__Directions for this task__
Your copy should hold exactly the lines from the one containing "What seaborn and" to the one containing "fig.savefig('out.png', dpi=100)", inclusive, with no pictures.

==== Excerpted data ====

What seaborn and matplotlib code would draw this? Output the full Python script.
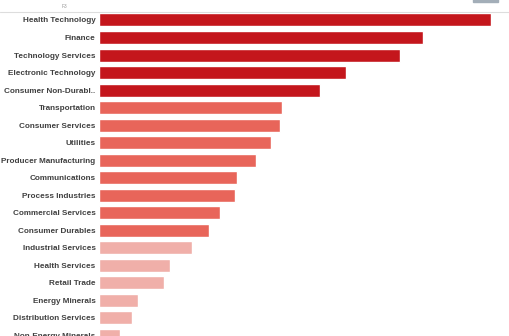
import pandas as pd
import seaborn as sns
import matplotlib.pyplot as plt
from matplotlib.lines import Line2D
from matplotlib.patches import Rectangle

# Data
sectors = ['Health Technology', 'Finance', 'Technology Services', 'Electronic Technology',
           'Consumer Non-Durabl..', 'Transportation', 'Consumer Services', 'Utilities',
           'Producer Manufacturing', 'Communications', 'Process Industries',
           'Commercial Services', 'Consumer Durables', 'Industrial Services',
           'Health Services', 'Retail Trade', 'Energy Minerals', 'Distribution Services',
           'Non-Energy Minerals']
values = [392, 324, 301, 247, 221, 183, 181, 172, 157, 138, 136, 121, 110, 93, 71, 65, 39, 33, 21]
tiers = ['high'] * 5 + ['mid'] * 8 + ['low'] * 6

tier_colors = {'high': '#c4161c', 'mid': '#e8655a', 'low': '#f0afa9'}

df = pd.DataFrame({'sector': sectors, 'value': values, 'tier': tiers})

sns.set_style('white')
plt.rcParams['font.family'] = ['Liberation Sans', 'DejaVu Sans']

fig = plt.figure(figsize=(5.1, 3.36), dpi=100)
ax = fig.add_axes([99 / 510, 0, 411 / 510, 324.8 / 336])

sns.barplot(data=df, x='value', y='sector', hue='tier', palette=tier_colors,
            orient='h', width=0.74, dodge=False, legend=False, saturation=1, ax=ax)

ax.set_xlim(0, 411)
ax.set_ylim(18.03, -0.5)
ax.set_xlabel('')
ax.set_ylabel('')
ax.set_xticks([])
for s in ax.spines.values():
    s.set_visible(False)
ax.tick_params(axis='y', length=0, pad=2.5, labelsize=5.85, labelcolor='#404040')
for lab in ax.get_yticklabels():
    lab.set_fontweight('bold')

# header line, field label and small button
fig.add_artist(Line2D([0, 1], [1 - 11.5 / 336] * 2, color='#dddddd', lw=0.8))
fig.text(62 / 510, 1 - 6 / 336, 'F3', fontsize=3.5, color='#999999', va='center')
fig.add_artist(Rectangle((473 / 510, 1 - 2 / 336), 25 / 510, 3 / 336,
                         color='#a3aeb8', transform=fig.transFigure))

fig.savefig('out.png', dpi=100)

====
==== Excerpted data ====

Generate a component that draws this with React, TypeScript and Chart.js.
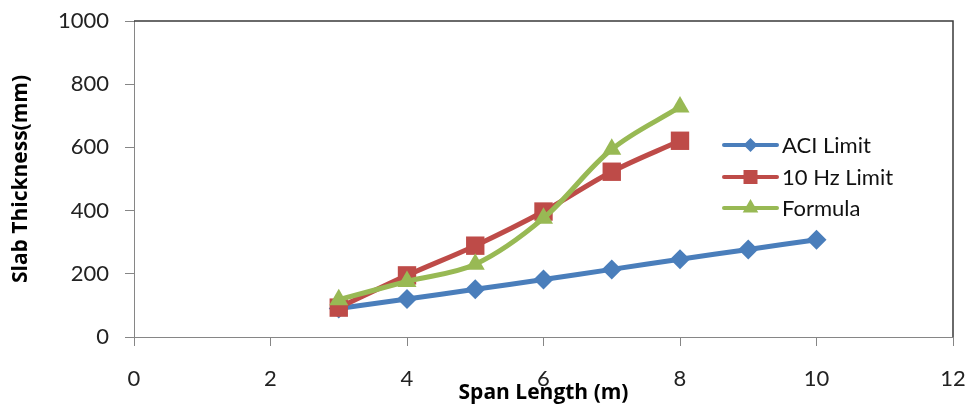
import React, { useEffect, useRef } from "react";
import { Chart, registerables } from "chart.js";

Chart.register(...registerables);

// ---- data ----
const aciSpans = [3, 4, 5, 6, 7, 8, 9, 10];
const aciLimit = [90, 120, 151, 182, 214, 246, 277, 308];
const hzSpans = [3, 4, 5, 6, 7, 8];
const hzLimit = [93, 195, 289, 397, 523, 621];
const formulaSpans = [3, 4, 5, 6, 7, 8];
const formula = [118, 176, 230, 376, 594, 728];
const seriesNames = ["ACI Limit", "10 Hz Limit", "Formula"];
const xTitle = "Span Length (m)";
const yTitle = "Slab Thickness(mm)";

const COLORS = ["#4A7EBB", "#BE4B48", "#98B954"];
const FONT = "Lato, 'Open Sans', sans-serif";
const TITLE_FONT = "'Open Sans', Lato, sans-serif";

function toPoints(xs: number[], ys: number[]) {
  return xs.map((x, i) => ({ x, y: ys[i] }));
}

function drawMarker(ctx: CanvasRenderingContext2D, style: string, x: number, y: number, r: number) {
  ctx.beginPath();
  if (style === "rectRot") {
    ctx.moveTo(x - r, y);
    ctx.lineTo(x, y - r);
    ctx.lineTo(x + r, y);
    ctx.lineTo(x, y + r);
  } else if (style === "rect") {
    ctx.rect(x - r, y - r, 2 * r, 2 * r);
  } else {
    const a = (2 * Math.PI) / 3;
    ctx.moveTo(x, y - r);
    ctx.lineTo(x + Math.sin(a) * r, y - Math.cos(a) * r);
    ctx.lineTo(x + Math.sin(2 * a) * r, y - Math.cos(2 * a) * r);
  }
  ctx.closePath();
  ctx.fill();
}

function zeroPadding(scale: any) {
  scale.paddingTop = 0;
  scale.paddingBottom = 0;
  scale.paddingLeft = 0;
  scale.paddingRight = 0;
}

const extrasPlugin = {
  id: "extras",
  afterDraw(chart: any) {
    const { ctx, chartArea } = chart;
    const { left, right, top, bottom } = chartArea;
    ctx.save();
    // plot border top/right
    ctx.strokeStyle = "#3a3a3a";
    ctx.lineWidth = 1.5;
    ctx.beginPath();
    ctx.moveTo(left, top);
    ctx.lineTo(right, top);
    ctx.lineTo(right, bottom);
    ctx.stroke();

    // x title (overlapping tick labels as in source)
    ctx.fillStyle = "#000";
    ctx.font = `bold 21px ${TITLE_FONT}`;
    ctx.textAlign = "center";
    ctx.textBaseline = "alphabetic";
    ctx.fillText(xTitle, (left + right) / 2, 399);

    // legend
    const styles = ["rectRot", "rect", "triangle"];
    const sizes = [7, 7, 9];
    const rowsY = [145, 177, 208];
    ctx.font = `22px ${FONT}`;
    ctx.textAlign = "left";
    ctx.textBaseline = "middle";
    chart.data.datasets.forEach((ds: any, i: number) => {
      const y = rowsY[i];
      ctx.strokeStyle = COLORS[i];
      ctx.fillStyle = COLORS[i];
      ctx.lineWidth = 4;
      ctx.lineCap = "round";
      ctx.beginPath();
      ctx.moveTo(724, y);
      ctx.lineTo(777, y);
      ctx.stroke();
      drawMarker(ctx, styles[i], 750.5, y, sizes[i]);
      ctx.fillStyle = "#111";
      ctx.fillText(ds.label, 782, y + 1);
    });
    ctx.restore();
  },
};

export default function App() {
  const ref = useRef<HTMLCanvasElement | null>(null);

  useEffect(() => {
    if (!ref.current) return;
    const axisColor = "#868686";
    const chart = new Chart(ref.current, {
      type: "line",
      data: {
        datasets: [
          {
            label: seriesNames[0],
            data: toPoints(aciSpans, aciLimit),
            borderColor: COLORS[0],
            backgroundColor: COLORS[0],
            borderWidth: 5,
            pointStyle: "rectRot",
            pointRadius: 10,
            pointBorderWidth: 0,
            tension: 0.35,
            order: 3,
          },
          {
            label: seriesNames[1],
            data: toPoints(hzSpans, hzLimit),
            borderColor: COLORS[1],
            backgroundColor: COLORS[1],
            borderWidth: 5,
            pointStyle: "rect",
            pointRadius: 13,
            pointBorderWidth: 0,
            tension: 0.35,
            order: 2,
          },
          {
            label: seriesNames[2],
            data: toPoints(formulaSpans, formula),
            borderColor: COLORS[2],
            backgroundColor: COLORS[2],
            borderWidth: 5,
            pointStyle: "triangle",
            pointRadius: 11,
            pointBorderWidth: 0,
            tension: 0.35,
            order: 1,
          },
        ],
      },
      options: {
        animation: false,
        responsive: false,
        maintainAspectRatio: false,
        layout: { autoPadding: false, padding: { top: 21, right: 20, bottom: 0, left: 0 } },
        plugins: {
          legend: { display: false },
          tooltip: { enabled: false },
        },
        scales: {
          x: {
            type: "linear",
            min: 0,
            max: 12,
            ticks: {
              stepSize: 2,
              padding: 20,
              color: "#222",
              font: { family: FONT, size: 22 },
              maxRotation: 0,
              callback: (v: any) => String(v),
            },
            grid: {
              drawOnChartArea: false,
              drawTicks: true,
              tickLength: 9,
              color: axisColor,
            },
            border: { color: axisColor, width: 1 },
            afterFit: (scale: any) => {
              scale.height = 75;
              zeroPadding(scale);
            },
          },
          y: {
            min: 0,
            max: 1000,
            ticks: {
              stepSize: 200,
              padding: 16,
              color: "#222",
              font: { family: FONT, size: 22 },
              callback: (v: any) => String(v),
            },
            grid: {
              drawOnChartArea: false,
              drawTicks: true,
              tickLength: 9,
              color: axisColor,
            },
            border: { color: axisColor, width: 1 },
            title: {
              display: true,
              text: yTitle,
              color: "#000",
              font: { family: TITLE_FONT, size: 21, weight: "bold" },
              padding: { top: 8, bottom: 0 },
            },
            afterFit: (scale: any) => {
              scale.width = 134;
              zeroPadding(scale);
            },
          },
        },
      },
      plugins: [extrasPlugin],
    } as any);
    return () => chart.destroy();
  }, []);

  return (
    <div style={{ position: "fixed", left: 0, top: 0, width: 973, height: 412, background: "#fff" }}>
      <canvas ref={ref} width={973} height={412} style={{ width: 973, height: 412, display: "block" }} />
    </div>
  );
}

====

__Output of the task__
What seaborn and matplotlib code would draw this? Output the full Python script.
import pandas as pd
import seaborn as sns
import matplotlib.pyplot as plt
from matplotlib.lines import Line2D
from matplotlib.patches import Rectangle

# Data
sectors = ['Health Technology', 'Finance', 'Technology Services', 'Electronic Technology',
           'Consumer Non-Durabl..', 'Transportation', 'Consumer Services', 'Utilities',
           'Producer Manufacturing', 'Communications', 'Process Industries',
           'Commercial Services', 'Consumer Durables', 'Industrial Services',
           'Health Services', 'Retail Trade', 'Energy Minerals', 'Distribution Services',
           'Non-Energy Minerals']
values = [392, 324, 301, 247, 221, 183, 181, 172, 157, 138, 136, 121, 110, 93, 71, 65, 39, 33, 21]
tiers = ['high'] * 5 + ['mid'] * 8 + ['low'] * 6

tier_colors = {'high': '#c4161c', 'mid': '#e8655a', 'low': '#f0afa9'}

df = pd.DataFrame({'sector': sectors, 'value': values, 'tier': tiers})

sns.set_style('white')
plt.rcParams['font.family'] = ['Liberation Sans', 'DejaVu Sans']

fig = plt.figure(figsize=(5.1, 3.36), dpi=100)
ax = fig.add_axes([99 / 510, 0, 411 / 510, 324.8 / 336])

sns.barplot(data=df, x='value', y='sector', hue='tier', palette=tier_colors,
            orient='h', width=0.74, dodge=False, legend=False, saturation=1, ax=ax)

ax.set_xlim(0, 411)
ax.set_ylim(18.03, -0.5)
ax.set_xlabel('')
ax.set_ylabel('')
ax.set_xticks([])
for s in ax.spines.values():
    s.set_visible(False)
ax.tick_params(axis='y', length=0, pad=2.5, labelsize=5.85, labelcolor='#404040')
for lab in ax.get_yticklabels():
    lab.set_fontweight('bold')

# header line, field label and small button
fig.add_artist(Line2D([0, 1], [1 - 11.5 / 336] * 2, color='#dddddd', lw=0.8))
fig.text(62 / 510, 1 - 6 / 336, 'F3', fontsize=3.5, color='#999999', va='center')
fig.add_artist(Rectangle((473 / 510, 1 - 2 / 336), 25 / 510, 3 / 336,
                         color='#a3aeb8', transform=fig.transFigure))

fig.savefig('out.png', dpi=100)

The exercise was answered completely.